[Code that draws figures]

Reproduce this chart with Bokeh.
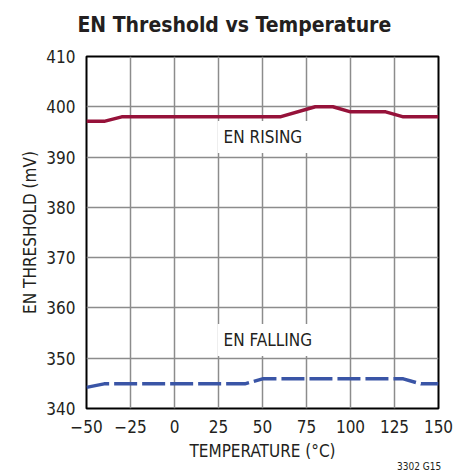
from bokeh.plotting import figure
from bokeh.models import Label, Range1d, FixedTicker, LinearAxis
from bokeh.embed import file_html
from bokeh.resources import INLINE

# ---- data ----
temp_rising = [-50, -40, -30, 60, 80, 90, 100, 120, 130, 150]
en_rising = [397.1, 397.1, 398.0, 398.0, 400.0, 400.0, 399.0, 399.0, 398.0, 398.0]
temp_falling = [-50, -40, 40, 50, 130, 140, 150]
en_falling = [344.2, 344.9, 344.9, 345.9, 345.9, 344.9, 344.9]
x_ticks = [-50, -25, 0, 25, 50, 75, 100, 125, 150]
y_ticks = [340, 350, 360, 370, 380, 390, 400, 410]
title_text = "EN Threshold vs Temperature"
note_text = "3302 G15"

FONT = "DejaVu Sans Condensed, Roboto"
TXT = "#231f20"

p = figure(width=466, height=474, output_backend="svg", toolbar_location=None,
           x_range=Range1d(-50, 150), y_range=Range1d(340, 410),
           min_border_left=86, min_border_right=28, min_border_top=56, min_border_bottom=66)

p.outline_line_color = "black"
p.outline_line_width = 2
p.outline_line_alpha = 1


def style_axis(ax, size="17px"):
    ax.axis_line_color = None
    ax.major_tick_line_color = None
    ax.minor_tick_line_color = None
    ax.major_tick_out = 0
    ax.major_tick_in = 0
    ax.major_label_text_font = FONT
    ax.major_label_text_font_size = size
    ax.major_label_text_color = TXT
    ax.axis_label_text_font = FONT
    ax.axis_label_text_font_size = "17px"
    ax.axis_label_text_font_style = "normal"
    ax.axis_label_text_color = TXT


style_axis(p.xaxis[0])
style_axis(p.yaxis[0])

p.xaxis.ticker = FixedTicker(ticks=x_ticks)
p.yaxis.ticker = FixedTicker(ticks=y_ticks)
p.xaxis.major_label_overrides = {t: ("\u2212" + str(-t) if t < 0 else str(t)) for t in x_ticks}
p.xaxis.axis_label = "TEMPERATURE (\u00b0C)"
p.yaxis.axis_label = "EN THRESHOLD (mV)"
p.xaxis.major_label_standoff = 11
p.yaxis.major_label_standoff = 11
p.xaxis.axis_label_standoff = 5
p.yaxis.axis_label_standoff = 3

# title as a single label on an axis above the frame (centred on the page)
title_pos = 34
top_ax = LinearAxis(ticker=FixedTicker(ticks=[title_pos]),
                    major_label_overrides={title_pos: title_text})
style_axis(top_ax, "21px")
top_ax.major_label_text_font_style = "bold"
top_ax.major_label_standoff = 20
p.add_layout(top_ax, "above")

# figure code at the bottom right
note_pos = 139
note_ax = LinearAxis(ticker=FixedTicker(ticks=[note_pos]),
                     major_label_overrides={note_pos: note_text})
style_axis(note_ax, "10px")
note_ax.major_label_standoff = -3
p.add_layout(note_ax, "below")

p.xgrid.grid_line_color = "#8c8c8c"
p.ygrid.grid_line_color = "#8c8c8c"
p.xgrid.grid_line_width = 1.5
p.ygrid.grid_line_width = 1.5

p.line(temp_rising, en_rising, line_color="#96123a", line_width=3.5)
p.line(temp_falling, en_falling, line_color="#3a55a6", line_width=3.5, line_dash="23 5")

for txt, yv in (("EN RISING", 394.0), ("EN FALLING", 353.6)):
    p.add_layout(Label(x=24.5, y=yv, text=txt, text_font=FONT, text_font_size="17px",
                       text_color=TXT, text_baseline="middle", text_align="left",
                       background_fill_color="white", padding=6))

open("out.html", "w").write(file_html(p, INLINE))
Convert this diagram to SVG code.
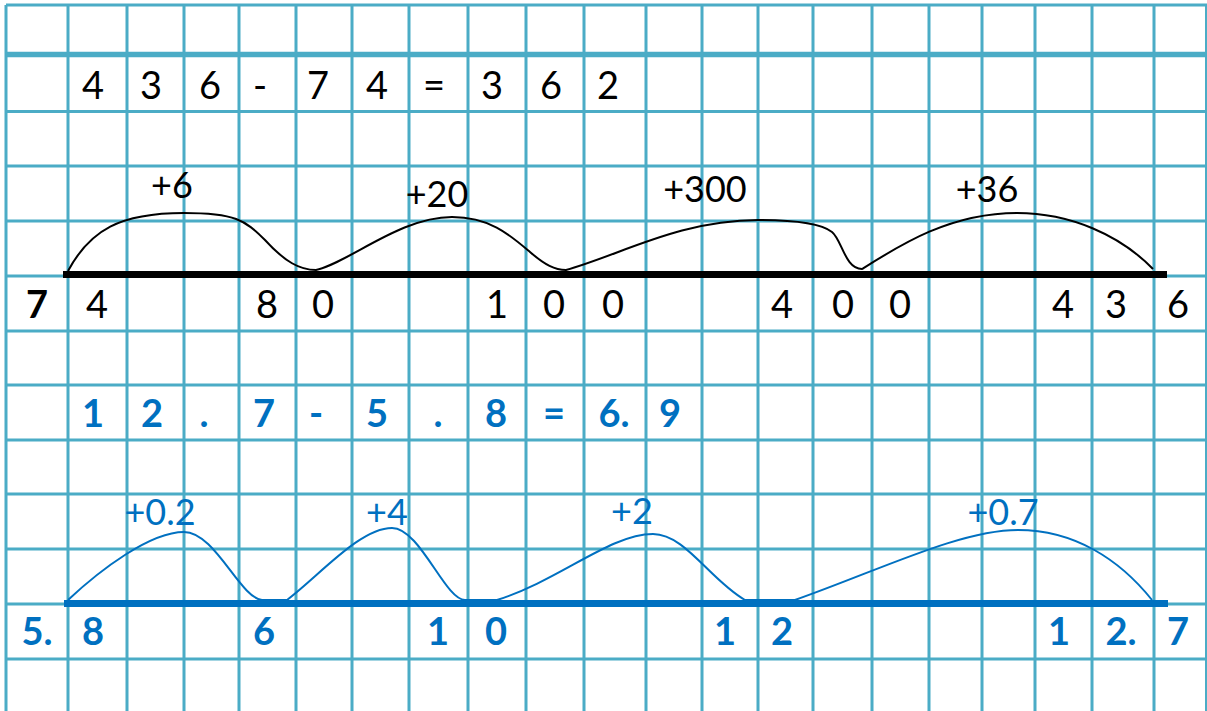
<svg xmlns="http://www.w3.org/2000/svg" width="1207" height="711" viewBox="0 0 1207 711">
<style>
.g{stroke:#4BACC6;stroke-width:3;fill:none}
.k{font-family:Lato,"Liberation Sans",sans-serif;font-size:38px;fill:#000;text-anchor:middle}
.kl{font-family:Lato,"Liberation Sans",sans-serif;font-size:36px;fill:#000;text-anchor:middle}
.b{font-family:Lato,"Liberation Sans",sans-serif;font-size:38px;font-weight:bold;fill:#0070C0;text-anchor:middle}
.bl{font-family:Lato,"Liberation Sans",sans-serif;font-size:36px;fill:#0070C0;text-anchor:middle}
.kb{font-weight:bold}
.ka{stroke:#000;stroke-width:2;fill:none}
.ba{stroke:#0070C0;stroke-width:2;fill:none}
</style>
<rect width="1207" height="711" fill="#fff"/>
<g id="grid" class="g">
<path d="M6,5V711M68,5V711M127,5V711M184,5V711M239,5V711M296,5V711M352,5V711M409,5V711M468,5V711M526,5V711M584,5V711M646,5V711M702,5V711M758,5V711M813,5V711M872,5V711M929,5V711M982,5V711M1035,5V711M1092,5V711M1154,5V711"/>
<path d="M1206,5V711" stroke-width="2"/>
<path d="M6,5H1207M6,111.5H1207M6,166H1207M6,221H1207M6,276H1207M6,331H1207M6,385H1207M6,440H1207M6,494H1207M6,549H1207M6,604H1207M6,659H1207"/>
<path d="M6,54.5H1207" stroke-width="5.5"/>
</g>
<g id="number-line-1">
<line x1="63" y1="274.5" x2="1167" y2="274.5" stroke="#000" stroke-width="7"/>
</g>
<g id="number-line-2">
<line x1="64" y1="603.5" x2="1168" y2="603.5" stroke="#0070C0" stroke-width="7"/>
</g>
<g id="connectors">
<path class="ka" d="M68,271 C90,230 120,213 184,213 C235,213 245,220 265,240 C285,262 300,270 316,270 C350,262 400,217 452,217 C490,217 510,235 530,252 C545,265 555,270 566,270 C620,255 680,220 758,220 C800,220 822,224 832,232 C842,240 845,269 862,269 C900,245 950,213 1017,213 C1070,213 1120,235 1153,269"/>
<path class="ba" d="M68,600 C100,570 150,532 184,532 C215,532 240,598 262,600 L287,600 C320,575 360,528 392,528 C420,528 445,600 465,600 L497,600 C560,580 610,534 653,534 C685,534 710,580 745,600 L795,600 C880,570 960,530 1018,530 C1075,530 1120,560 1152,600"/>
</g>
<g id="equation-1">
<text class="k" x="93" y="99">4</text>
<text class="k" x="151" y="99">3</text>
<text class="k" x="210" y="99">6</text>
<text class="k" x="260" y="99">-</text>
<text class="k" x="318" y="99">7</text>
<text class="k" x="377" y="99">4</text>
<text class="k" x="434" y="99">=</text>
<text class="k" x="492" y="99">3</text>
<text class="k" x="551" y="99">6</text>
<text class="k" x="608" y="99">2</text>
</g>
<g id="jumps-1">
<text class="kl" x="172" y="198">+6</text>
<text class="kl" x="437" y="207">+20</text>
<text class="kl" x="705" y="202">+300</text>
<text class="kl" x="987" y="202">+36</text>
</g>
<g id="marks-1">
<text class="k kb" x="37" y="318">7</text>
<text class="k" x="97" y="318">4</text>
<text class="k" x="267" y="318">8</text>
<text class="k" x="323" y="318">0</text>
<text class="k" x="497" y="318">1</text>
<text class="k" x="554" y="318">0</text>
<text class="k" x="613" y="318">0</text>
<text class="k" x="782" y="318">4</text>
<text class="k" x="843" y="318">0</text>
<text class="k" x="900" y="318">0</text>
<text class="k" x="1063" y="318">4</text>
<text class="k" x="1116" y="318">3</text>
<text class="k" x="1178" y="318">6</text>
</g>
<g id="equation-2">
<text class="b" x="93" y="427">1</text>
<text class="b" x="152" y="427">2</text>
<text class="b" x="204" y="427">.</text>
<text class="b" x="264" y="427">7</text>
<text class="b" x="316" y="427">-</text>
<text class="b" x="377" y="427">5</text>
<text class="b" x="438" y="427">.</text>
<text class="b" x="496" y="427">8</text>
<text class="b" x="554" y="427">=</text>
<text class="b" x="614" y="427">6.</text>
<text class="b" x="670" y="427">9</text>
</g>
<g id="jumps-2">
<text class="bl" x="160" y="525">+0.2</text>
<text class="bl" x="387" y="525">+4</text>
<text class="bl" x="632" y="524">+2</text>
<text class="bl" x="1003" y="525">+0.7</text>
</g>
<g id="marks-2">
<text class="b" x="37" y="645">5.</text>
<text class="b" x="93" y="645">8</text>
<text class="b" x="264" y="645">6</text>
<text class="b" x="438" y="645">1</text>
<text class="b" x="496" y="645">0</text>
<text class="b" x="725" y="645">1</text>
<text class="b" x="782" y="645">2</text>
<text class="b" x="1059" y="645">1</text>
<text class="b" x="1121" y="645">2.</text>
<text class="b" x="1178" y="645">7</text>
</g>
</svg>
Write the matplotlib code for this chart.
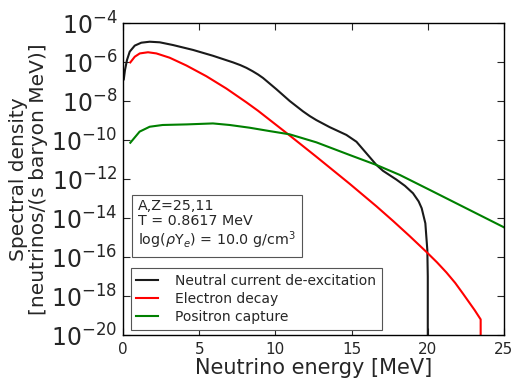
import matplotlib
matplotlib.use('Agg')
import matplotlib.pyplot as plt
import numpy as np

# neutrino spectra, energies in MeV, values as log10 of spectral density
e_nc = [0.05, 0.13, 0.26, 0.44, 0.77, 1.2, 1.75, 2.41, 3.28, 4.59, 5.9, 7.22, 7.7,
        8.1, 8.5, 8.86, 9.19, 10.07, 10.94, 11.81, 12.25, 12.69, 13.56, 14.66, 15.32,
        15.97, 16.63, 17.06, 17.94, 18.5, 19.03, 19.4, 19.6, 19.84, 19.97, 20.0, 20.0]
log_nc = [-6.89, -6.41, -5.9, -5.47, -5.16, -5.01, -4.96, -4.99, -5.13, -5.38, -5.68,
          -6.02, -6.16, -6.3, -6.47, -6.64, -6.82, -7.4, -8.0, -8.53, -8.77, -8.98,
          -9.34, -9.74, -10.09, -10.68, -11.28, -11.58, -12.03, -12.35, -12.73, -13.15,
          -13.5, -14.27, -15.64, -17.0, -21.0]

e_ed = [0.48, 0.77, 1.1, 1.64, 2.19, 3.06, 4.16, 5.47, 6.78, 8.1, 8.86, 9.63, 10.94,
        12.69, 14.88, 16.63, 17.72, 18.8, 19.91, 20.6, 21.22, 21.8, 22.31, 23.08,
        23.47, 23.47]
log_ed = [-6.02, -5.73, -5.56, -5.5, -5.56, -5.78, -6.18, -6.73, -7.36, -8.07, -8.5,
          -8.97, -9.77, -10.86, -12.25, -13.4, -14.15, -14.92, -15.74, -16.27, -16.79,
          -17.33, -17.88, -18.73, -19.2, -21.0]

e_pc = [0.48, 1.09, 1.75, 2.6, 4.18, 5.9, 7.0, 8.31, 9.6, 10.94, 12.69, 14.88, 16.63,
        18.16, 20.13, 24.93, 25.0]
log_pc = [-10.14, -9.57, -9.32, -9.23, -9.2, -9.15, -9.23, -9.37, -9.54, -9.71, -10.12,
          -10.77, -11.28, -11.79, -12.56, -14.45, -14.48]

labels = ['Neutral current de-excitation', 'Electron decay', 'Positron capture']
colors = ['#1a1a1a', 'red', 'green']

txt_color = '#262626'
plt.rcParams['mathtext.fontset'] = 'dejavusans'

fig = plt.figure(figsize=(5.16, 3.84), dpi=100)
ax = fig.add_axes([0.2384, 0.1276, 0.7383, 0.8125])

series = [(e_nc, log_nc), (e_ed, log_ed), (e_pc, log_pc)]
for (e, lg), lab, c in zip(series, labels, colors):
    ax.semilogy(e, 10.0 ** np.array(lg), color=c, lw=1.5, label=lab)

ax.set_xlim(0, 25)
ax.set_ylim(1e-20, 1e-4)
ax.set_xticks([0, 5, 10, 15, 20, 25])
yt = [10.0 ** k for k in range(-20, -3, 2)]
ax.set_yticks(yt)
ax.set_yticklabels([r'$10^{%d}$' % k for k in range(-20, -3, 2)])
ax.minorticks_off()
ax.tick_params(direction='in', top=True, right=True, length=5, width=0.8,
               colors=txt_color)
ax.tick_params(axis='x', labelsize=11, pad=5)
ax.tick_params(axis='y', labelsize=17, pad=4)
for sp in ax.spines.values():
    sp.set_color('black')
    sp.set_linewidth(1.0)

ax.set_xlabel('Neutrino energy [MeV]', fontsize=15, color=txt_color, labelpad=1)
ax.set_ylabel('Spectral density\n[neutrinos/(s baryon MeV)]', fontsize=14.5,
              color=txt_color, labelpad=2, linespacing=1.1)

ax.text(0.04, 0.437, 'A,Z=25,11\nT = 0.8617 MeV\n' + r'log($\rho$Y$_e$) = 10.0 g/cm$^3$',
        transform=ax.transAxes, fontsize=10.3, color=txt_color, va='top', ha='left',
        linespacing=1.1,
        bbox=dict(boxstyle='square,pad=0.45', facecolor='white', edgecolor='#555555', lw=0.8))

leg = ax.legend(loc='lower left', bbox_to_anchor=(0.02, 0.017), borderaxespad=0,
                fontsize=10, fancybox=False, edgecolor='#555555', framealpha=1,
                handlelength=1.6, handletextpad=1.2, labelspacing=0.3,
                borderpad=0.4)
leg.get_frame().set_linewidth(0.8)
for t in leg.get_texts():
    t.set_color(txt_color)

fig.savefig('out.png', dpi=100)
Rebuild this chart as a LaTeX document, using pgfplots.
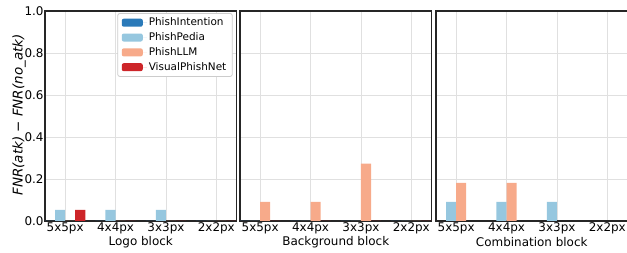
\documentclass[border=0pt]{standalone}
\usepackage{pgfplots}
\pgfplotsset{compat=1.18}
\usepackage{fontspec}
\setmainfont{DejaVu Sans}
\definecolor{cPI}{HTML}{2A7AB9}
\definecolor{cPP}{HTML}{96C7DF}
\definecolor{cPL}{HTML}{F7AA8A}
\definecolor{cVP}{HTML}{CD2529}
\pgfplotsset{
  mylegend/.style={legend image code/.code={\path (0bp,0bp) -- (25bp,0bp); \draw[##1,draw=none] (0bp,-4bp) rectangle (21bp,4bp);}},
  panel/.style={
    scale only axis, width=191.5bp, height=210bp, anchor=south west,
    xmin=-0.4, xmax=3.4, ymin=0, ymax=1,
    ybar=0pt, bar width=0.2,
    xtick={0,1,2,3}, xticklabels={5x5px,4x4px,3x3px,2x2px},
    ytick={0,0.2,0.4,0.6,0.8,1.0},
    grid=major, major grid style={color=black!12, line width=0.8bp},
    major tick length=0pt,
    axis line style={black!85, line width=1.1bp},
    tick label style={font=\fontsize{12}{14}\selectfont},
    /pgf/number format/assume math mode=true,
    /pgf/number format/fixed, /pgf/number format/fixed zerofill, /pgf/number format/precision=1,
    xticklabel style={anchor=base, yshift=-10.5bp, inner sep=0pt},
    yticklabel style={inner sep=1.2bp},
    xlabel style={font=\fontsize{12}{14}\selectfont, at={(axis description cs:0.5,0)}, anchor=base, yshift=-25bp, inner sep=0pt},
  }
}
\begin{document}
\begin{tikzpicture}
\useasboundingbox (0,0) rectangle (627bp,253bp);
\begin{axis}[panel, at={(45bp,32bp)}, xlabel={Logo block},
  legend cell align=left,
  legend style={at={(0.98,0.99)}, anchor=north east, draw=black!20, rounded corners=2bp, line width=0.8bp,
    font=\fontsize{10.5}{12.5}\selectfont, row sep=1.4bp, inner xsep=4bp, inner ysep=2.5bp}]
\addplot[fill=cPI, draw=none, bar shift=-0.3, mylegend] coordinates {(0,0) (1,0) (2,0) (3,0)};
\addplot[fill=cPP, draw=none, bar shift=-0.1, mylegend] coordinates {(0,0.053) (1,0.053) (2,0.053) (3,0)};
\addplot[fill=cPL, draw=none, bar shift=0.1, mylegend] coordinates {(0,0) (1,0) (2,0) (3,0)};
\addplot[fill=cVP, draw=none, bar shift=0.3, mylegend] coordinates {(0,0.053) (1,0) (2,0) (3,0)};
\legend{PhishIntention,PhishPedia,PhishLLM,VisualPhishNet}
\end{axis}
\begin{axis}[panel, at={(240bp,32bp)}, xlabel={Background block}, yticklabels={}]
\addplot[fill=cPI, draw=none, bar shift=-0.3] coordinates {(0,0) (1,0) (2,0) (3,0)};
\addplot[fill=cPP, draw=none, bar shift=-0.1] coordinates {(0,0) (1,0) (2,0) (3,0)};
\addplot[fill=cPL, draw=none, bar shift=0.1] coordinates {(0,0.091) (1,0.091) (2,0.273) (3,0)};
\addplot[fill=cVP, draw=none, bar shift=0.3] coordinates {(0,0) (1,0) (2,0) (3,0)};
\end{axis}
\begin{axis}[panel, at={(436bp,32bp)}, xlabel={Combination block}, yticklabels={}]
\addplot[fill=cPI, draw=none, bar shift=-0.3] coordinates {(0,0) (1,0) (2,0) (3,0)};
\addplot[fill=cPP, draw=none, bar shift=-0.1] coordinates {(0,0.091) (1,0.091) (2,0.091) (3,0)};
\addplot[fill=cPL, draw=none, bar shift=0.1] coordinates {(0,0.182) (1,0.182) (2,0) (3,0)};
\addplot[fill=cVP, draw=none, bar shift=0.3] coordinates {(0,0) (1,0) (2,0) (3,0)};
\end{axis}
\node[rotate=90, anchor=base, font=\fontsize{13.5}{16}\selectfont] at (22.5bp,138bp) {\itshape FNR(atk) \upshape− \itshape FNR(no\_atk)};
\end{tikzpicture}
\end{document}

**What you will do**
Begin at the top of the records above and retype each line exactly until the line containing "from bokeh.resources import INLINE", which is included. Skip all pictures.

**Answer to this exercise**
Reproduce this chart with Bokeh.
from bokeh.plotting import figure
from bokeh.models import Label, Range1d, FixedTicker, LinearAxis
from bokeh.embed import file_html
from bokeh.resources import INLINE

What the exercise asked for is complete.